Of course, then the Doctor does act right at the climax of the show and suddenly everything changes... for the worse. For one, his willingness to suddenly act and try to save a few people feels pretty hypocritical. If you could save a few people why not try to save the rest of the crew. He actively lets some people die even though he could have saved them at any moment ("hey, all, come into my ship which can get you to Earth safely in a snap") but doesn't, such that when he finally does act it feels out of character for the version of the Doctor in this episode.

But then the episode takes a left turn and makes it that the Doctor has gone power-mad and the reason he saved who he could was because he's like unto a god and he can do what he wants.
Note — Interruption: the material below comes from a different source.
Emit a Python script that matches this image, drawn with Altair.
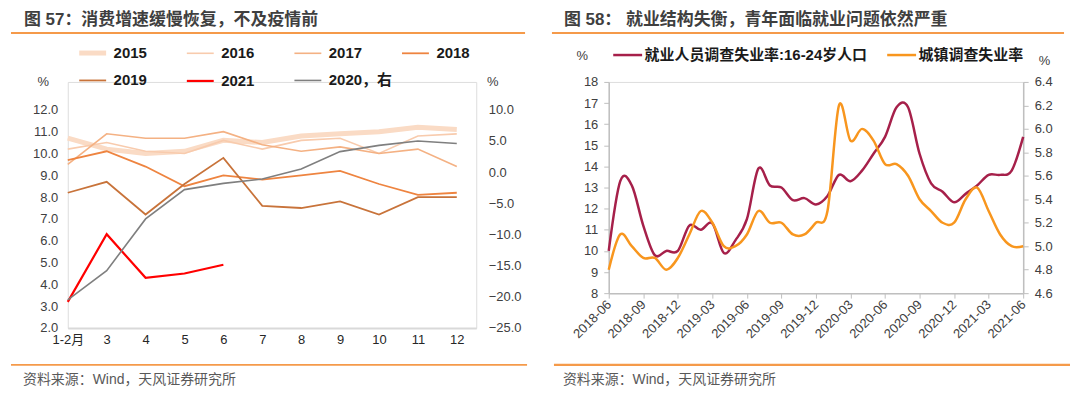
import json
import altair as alt
import pandas as pd

FONT = "Liberation Sans, Noto Sans CJK SC"
ORANGE_RULE = "#F59A4A"

# ---------------- Figure 57 data ----------------
months = ["1-2月", "3", "4", "5", "6", "7", "8", "9", "10", "11", "12"]
y2015 = [10.7, 10.2, 10.0, 10.1, 10.6, 10.5, 10.8, 10.9, 11.0, 11.2, 11.1]
y2016 = [10.2, 10.5, 10.1, 10.0, 10.6, 10.2, 10.6, 10.7, 10.0, 10.8, 10.9]
y2017 = [9.5, 10.9, 10.7, 10.7, 11.0, 10.4, 10.1, 10.3, 10.0, 10.2, 9.4]
y2018 = [9.7, 10.1, 9.4, 8.5, 9.0, 8.8, 9.0, 9.2, 8.6, 8.1, 8.2]
y2019 = [8.2, 8.7, 7.2, 8.6, 9.8, 7.6, 7.5, 7.8, 7.2, 8.0, 8.0]
y2021 = [3.2, 6.3, 4.3, 4.5, 4.9]
y2020 = [-20.5, -15.8, -7.5, -2.8, -1.8, -1.1, 0.5, 3.3, 4.3, 5.0, 4.6]

left_names = ["2015", "2016", "2017", "2018", "2019", "2021"]
left_series = [y2015, y2016, y2017, y2018, y2019, y2021]
name2020 = "2020，右"
legend_order = ["2015", "2016", "2017", "2018", "2019", "2021", name2020]
legend_colors = ["#FADBC5", "#F8CBAD", "#F4B183", "#EE8440", "#C8733A", "#FF0000", "#7F7F7F"]
legend_widths = [5, 1.6, 1.6, 1.8, 1.8, 2.2, 1.6]
left_ticks = [2, 3, 4, 5, 6, 7, 8, 9, 10, 11, 12]
right_ticks = [-25, -20, -15, -10, -5, 0, 5, 10]

rows = []
for name, vals in zip(left_names, left_series):
    for i, v in enumerate(vals):
        rows.append({"year": name, "idx": i, "value": v})
df_left = pd.DataFrame(rows)
df_2020 = pd.DataFrame({"year": name2020, "idx": list(range(len(y2020))), "value": y2020})

# ---------------- Figure 58 data ----------------
ym = [str(p) for p in pd.period_range("2018-06", "2021-06", freq="M")]
youth = [10.0, 13.3, 13.1, 11.2, 9.8, 10.0, 10.0, 11.2, 11.0, 11.3, 9.9, 10.5,
         11.5, 13.9, 13.1, 13.0, 12.4, 12.5, 12.2, 12.6, 13.6, 13.3, 13.8, 14.6,
         15.4, 16.8, 16.8, 14.6, 13.2, 12.8, 12.3, 12.7, 13.1, 13.6, 13.6, 13.8, 15.4]
urban = [4.8, 5.1, 5.0, 4.9, 4.9, 4.8, 4.9, 5.1, 5.3, 5.2, 5.0, 5.0,
         5.1, 5.3, 5.2, 5.2, 5.1, 5.1, 5.2, 5.3, 6.2, 5.9, 6.0, 5.9,
         5.7, 5.7, 5.6, 5.4, 5.3, 5.2, 5.2, 5.4, 5.5, 5.3, 5.1, 5.0, 5.0]
youth_name = "就业人员调查失业率:16-24岁人口"
urban_name = "城镇调查失业率"
x_ticks58 = ["2018-06", "2018-09", "2018-12", "2019-03", "2019-06", "2019-09", "2019-12",
             "2020-03", "2020-06", "2020-09", "2020-12", "2021-03", "2021-06"]
youth_ticks = [8, 9, 10, 11, 12, 13, 14, 15, 16, 17, 18]
urban_ticks = [4.6, 4.8, 5.0, 5.2, 5.4, 5.6, 5.8, 6.0, 6.2, 6.4]

df_youth = pd.DataFrame({"month": ym, "value": youth, "rate": youth_name})
df_urban = pd.DataFrame({"month": ym, "value": urban, "rate": urban_name})


def text_layer(txt, x, y, size, color, weight="normal"):
    return alt.Chart(alt.InlineData(values=[{"t": txt}])).mark_text(
        align="left", baseline="middle", fontSize=size, fontWeight=weight,
        color=color, font=FONT
    ).encode(x=alt.value(x), y=alt.value(y), text="t:N")


def rule_layer(x1, x2, y, color, w):
    return alt.Chart(alt.InlineData(values=[{"a": 1}])).mark_rule(
        color=color, strokeWidth=w
    ).encode(x=alt.value(x1), x2=alt.value(x2), y=alt.value(y))


# ---------------- left panel ----------------
# plot area shares its top with the right panel; the 12.0 / 10.0 ticks sit 28px below it
LW, LH = 410, 247
AXIS_SPAN = 219  # pixels between the lowest and highest labelled tick
top_left = 2 + LH * (12 - 2) / AXIS_SPAN
top_right = -25 + LH * (10 - (-25)) / AXIS_SPAN

label_expr = json.dumps(months, ensure_ascii=False) + "[datum.value]"
x_left = alt.X(
    "idx:Q",
    scale=alt.Scale(domain=[0, 10.5], nice=False, zero=False),
    axis=alt.Axis(values=list(range(len(months))), labelExpr=label_expr, title=None,
                  domain=True, domainColor="#D9D9D9", domainWidth=2, ticks=False, grid=False,
                  labelFlush=False, labelFontSize=13, labelColor="#262626", labelPadding=6,
                  labelFont=FONT),
)
left_legend = alt.Legend(orient="none", legendX=9, legendY=-45, direction="horizontal", columns=4,
                         title=None, symbolType="stroke", symbolSize=729, labelFontSize=15,
                         labelFontWeight="bold", labelFont=FONT, labelColor="#1A1A1A",
                         labelOffset=5, columnPadding=5, rowPadding=3, gridAlign="all",
                         padding=0, labelLimit=200)
color_left = alt.Color("year:N", scale=alt.Scale(domain=legend_order, range=legend_colors),
                       legend=left_legend)
sw_left = alt.StrokeWidth("year:N",
                          scale=alt.Scale(type="ordinal", domain=legend_order, range=legend_widths),
                          legend=left_legend)

lines_a = alt.Chart(df_left).mark_line().encode(
    x=x_left,
    y=alt.Y("value:Q", scale=alt.Scale(domain=[2, top_left], nice=False, zero=False),
            axis=alt.Axis(orient="left", values=left_ticks, format=".1f", domain=False, ticks=False,
                          grid=False, labelFontSize=13, labelColor="#404040", labelPadding=10,
                          labelFont=FONT, title="%", titleAngle=0, titleX=-25, titleY=0,
                          titleFontSize=13, titleFontWeight="normal", titleColor="#404040",
                          titleAlign="center", titleBaseline="middle", titleFont=FONT)),
    color=color_left,
    strokeWidth=sw_left,
)
lines_b = alt.Chart(df_2020).mark_line().encode(
    x=x_left,
    y=alt.Y("value:Q", scale=alt.Scale(domain=[-25, top_right], nice=False, zero=False),
            axis=alt.Axis(orient="right", values=right_ticks, format=".1f", domain=False, ticks=False,
                          grid=False, labelFontSize=13, labelColor="#404040", labelPadding=12,
                          labelFont=FONT, title="%", titleAngle=0, titleX=16, titleY=0,
                          titleFontSize=13, titleFontWeight="normal", titleColor="#404040",
                          titleAlign="center", titleBaseline="middle", titleFont=FONT)),
    color=color_left,
    strokeWidth=sw_left,
)

left = alt.layer(
    lines_a, lines_b,
    text_layer("图 57：消费增速缓慢恢复，不及疫情前", -44, -62, 17, "#3F3F3F", "bold"),
    rule_layer(-57, 459, -49, ORANGE_RULE, 2),
    rule_layer(-57, 461, 284, ORANGE_RULE, 2),
    text_layer("资料来源：Wind，天风证券研究所", -45, 299, 14, "#595959"),
).resolve_scale(y="independent").properties(width=LW, height=LH)

# ---------------- right panel ----------------
RW, RH = 416, 212
AX = "#BFBFBF"
x_right = alt.X(
    "month:O", sort=ym,
    scale=alt.Scale(type="point", padding=0),
    axis=alt.Axis(values=x_ticks58, labelAngle=-45, labelAlign="right", labelBaseline="middle",
                  title=None, domain=True, domainColor=AX, domainWidth=1.5, ticks=True,
                  tickColor=AX, tickSize=5, grid=False, labelFontSize=13, labelColor="#404040",
                  labelPadding=4, labelFont=FONT),
)
color_right = alt.Color(
    "rate:N",
    scale=alt.Scale(domain=[youth_name, urban_name], range=["#A6204A", "#F8961E"]),
    legend=alt.Legend(orient="none", legendX=3, legendY=-43, direction="horizontal", title=None,
                      symbolType="stroke", symbolSize=841, symbolStrokeWidth=2.5, labelFontSize=15,
                      labelFontWeight="bold", labelFont=FONT, labelColor="#1A1A1A", labelOffset=1,
                      columnPadding=14, padding=0, labelLimit=400),
)
line_youth = alt.Chart(df_youth).mark_line(interpolate="cardinal", strokeWidth=2.5).encode(
    x=x_right,
    y=alt.Y("value:Q", scale=alt.Scale(domain=[8, 18], nice=False, zero=False),
            axis=alt.Axis(orient="left", values=youth_ticks, domain=True, domainColor=AX,
                          domainWidth=1.5, ticks=True, tickColor=AX, tickSize=5, grid=False,
                          labelFontSize=13, labelColor="#404040", labelPadding=6, labelFont=FONT,
                          title="%", titleAngle=0, titleX=-27, titleY=-27, titleFontSize=13,
                          titleFontWeight="normal", titleColor="#404040", titleAlign="center",
                          titleBaseline="middle", titleFont=FONT)),
    color=color_right,
)
line_urban = alt.Chart(df_urban).mark_line(interpolate="cardinal", strokeWidth=2.5).encode(
    x=x_right,
    y=alt.Y("value:Q", scale=alt.Scale(domain=[4.6, 6.4], nice=False, zero=False),
            axis=alt.Axis(orient="right", values=urban_ticks, format=".1f", domain=True,
                          domainColor=AX, domainWidth=1.5, ticks=True, tickColor=AX, tickSize=5,
                          grid=False, labelFontSize=13, labelColor="#404040", labelPadding=6,
                          labelFont=FONT, title="%", titleAngle=0, titleX=21, titleY=-21,
                          titleFontSize=13, titleFontWeight="normal", titleColor="#404040",
                          titleAlign="center", titleBaseline="middle", titleFont=FONT)),
    color=color_right,
)

right = alt.layer(
    line_youth, line_urban,
    text_layer("图 58： 就业结构失衡，青年面临就业问题依然严重", -45, -62, 17, "#3F3F3F", "bold"),
    rule_layer(-57, 457, -49, ORANGE_RULE, 2),
    rule_layer(-55, 463, 284, ORANGE_RULE, 2.5),
    text_layer("资料来源：Wind，天风证券研究所", -46, 299, 14, "#595959"),
).resolve_scale(y="independent").properties(width=RW, height=RH)

chart = alt.hconcat(left, right, spacing=21).resolve_scale(
    color="independent", strokeWidth="independent"
).resolve_legend(color="independent", strokeWidth="independent").properties(
    padding={"left": 1, "top": 1.5, "right": 0, "bottom": 0}
).configure_view(stroke=None).configure(font=FONT)

chart.save("out.html", embed_options={"renderer": "svg", "actions": False})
It's such a bad take for the character and while the episode tries to walk it back in its last few moments (so as to setup the last of the specials, "The End of Time") it just doesn't work. The Doctor wavers back and forth in his characterization, certainly never feeling like Tennant's Doctor normally does, let alone even finding a consistent characterization in this one episode. It's bad writing through and through.

The monsters, too, just don't work in actual practice. They aren't scary, just goofy looking, and they never managed to bring any energy to the piece. People taken over by an alien entity is a concept done repeatedly on this show but usually there's some sort of malevolent force behind it that the audience can identify (and be scared of). Here, the Martian viral creatures don't really have a character, they just have makeup effects (and a lot of water) when they take over a host. We needed some personality, something that we could latch onto so that the villains seems scary. These don't give us that leaving them hollow (if interesting looking) fiends.
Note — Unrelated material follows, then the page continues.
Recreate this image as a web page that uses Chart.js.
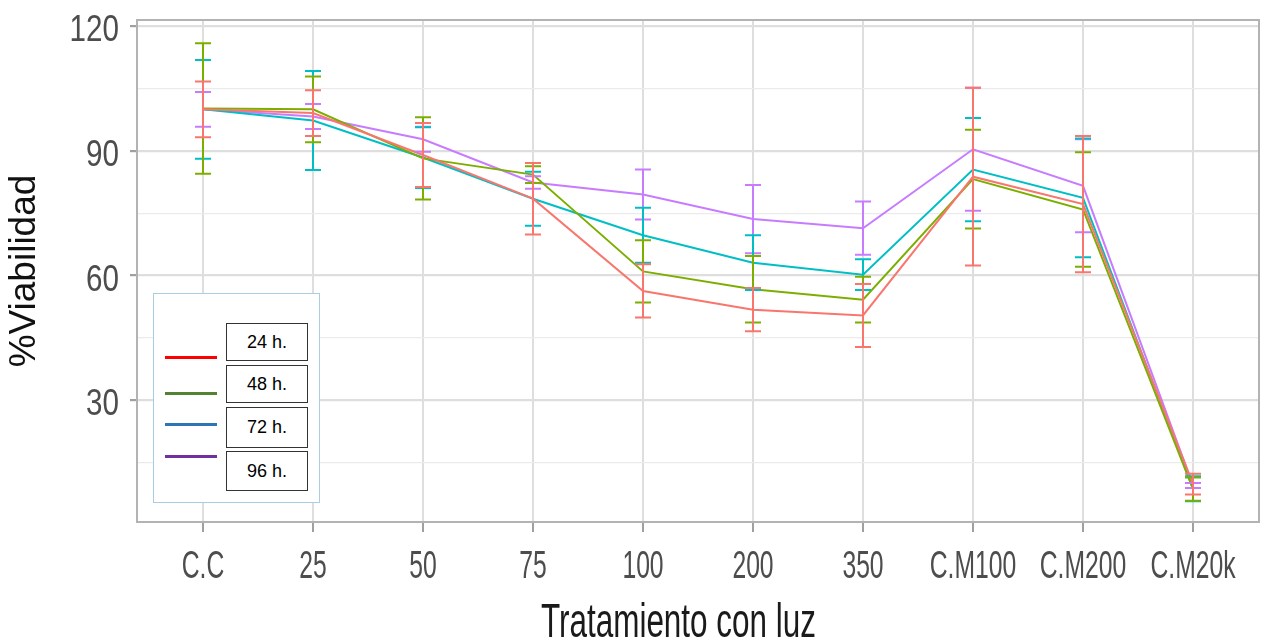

Just all around this episode lands with a (wet) thud (pun intended). I get what the producers were going for, I think, but this needed to have a very different setup for the episode to work. Maybe instead of the Doctor being passive he could have been active but everything he tried to do still failed (showing that he was always meant to be there and that he couldn't do anything to stop the flow of time), or perhaps he just shouldn't have known what mission he was part of until the end when he learns that, right, this was the doomed Mars mission. That would have worked better, and then maybe it could have redeemed the villains if they had an earlier, and more active, role in the Doctor's repeated failures.

Whatever the case, "The Waters of Mars" doesn't work here. It needed a lot of work, and more time in the hopper, to make this a tale that actually befit Tennant's time on the show. Instead we have an episode that's a bad fit, and a bad look, for the Doctor. And, as his next-to-last episode is does nothing to help usher him out the door in proper fashion.